A lot of people are telling lies about a lot of things, and Harris’s investigation leads him back into his own past. Many of the villains in this complex case were fellows he went to school with as a boy – and he himself came within an inch of following on their path. But he didn’t know them as well as he thought he did, and he will see many of his memories and assumptions turned upside down before all is done.

Harris’s moral character is more on display here than in the last book I read, and that improved the story immensely for me. I enjoyed it quite a bit and recommend it. With mild cautions, of course, for language and disturbing themes.

‘To Die Alone,’ by John Dean

To Die Alone

Without going to all the bother of doing a serious, scientific survey, I get the strong impression that British crime fiction is becoming heavily “Midsomerized” just now. By that I mean that nobody really wants to read about what’s going on in the urban centers, so people are opting for stories about crime in small English communities, where the suspects are generally white and the situations less fraught with political deadfalls.

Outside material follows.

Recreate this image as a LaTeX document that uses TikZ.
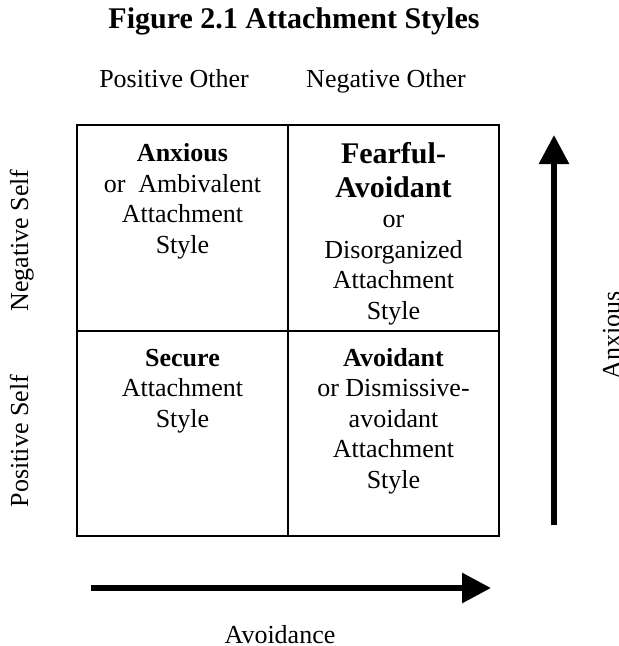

There are several such series to choose from, and I’ve reviewed books from a few. This time I gave a shot to John Dean’s (not the American Watergate figure) Inspector Harris series. And it wasn’t bad at all.

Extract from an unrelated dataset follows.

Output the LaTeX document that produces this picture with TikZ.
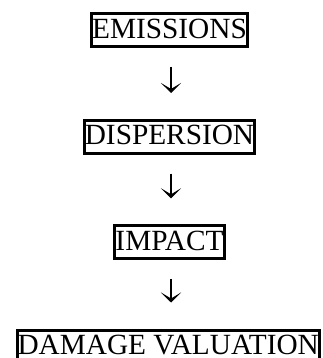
\documentclass[tikz,border=0pt]{standalone}
\usepackage{fontspec}
\setmainfont{Liberation Serif}
\usepackage{tikz}
\usetikzlibrary{arrows.meta}

\tikzset{
  stage/.style={draw, line width=3pt, inner xsep=0.5pt, inner ysep=1pt,
    text height=23.5pt, text depth=7pt, anchor=base,
    font=\fontsize{29.3}{31}\selectfont},
  down/.style={line width=1.6pt, shorten <=19pt, shorten >=26pt,
    -{Stealth[length=10pt,width=20pt,inset=6pt]}}
}

\begin{document}
\begin{tikzpicture}[x=1pt,y=-1pt]
\useasboundingbox (0,0) rectangle (323,358);
\node[stage] (em) at (169.5,38.3) {EMISSIONS};
\node[stage] (di) at (169.5,145) {DISPERSION};
\node[stage] (im) at (169.5,250.3) {IMPACT};
\node[stage, anchor=base west] (dv) at (15.5,354.5) {DAMAGE VALUATION};
\coordinate (dvtop) at (im.south |- dv.north);
\draw[down] ([xshift=1.5pt]em.south) -- ([xshift=1.5pt]di.north);
\draw[down] ([xshift=1.5pt]di.south) -- ([xshift=1.5pt]im.north);
\draw[down] ([xshift=1.5pt]im.south) -- ([xshift=1.5pt]dvtop);
\end{tikzpicture}
\end{document}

Jack Harris (his nickname is “Hawk,” but don’t do it without his permission) is a detective chief inspector in the fictional hamlet of Levton Bridge in the northern Pennines region. A former soldier, he’s smart and strong and shrewd. He worked for a time in London, but eagerly took the opportunity to return to the village where he grew up, because his deepest love is for the nature of the region, and for wildlife. Each book in the series, I gather, involves some crime against animals.

In To Die Alone, a man does just what the title suggests. He’s found dead in the woods, possibly struck by a tree in a windstorm, but in fact stabbed to death. Soon after that his dog is found, terribly mauled by some animal, probably another dog. That suggests to Harris a connection to a dog fighting ring which he knows to be operating locally. And that leads to illegal gambling, and the world of exotic animal smuggling. All the time Harris tries to keep his commander (whom he despises) in the dark while directing his two subordinates – a transplanted Cockney who yearns for the bright lights and a callow young female detective.

Jack Harris should have been more annoying to me than he was. I dislike people who care more for animals than humans, and Harris is clearly one of those. However, he isn’t painted as a paragon, and he came off quite sympathetically (most of the time). The writing is very good as well.

Recommended, with mild cautions for the usual suspects.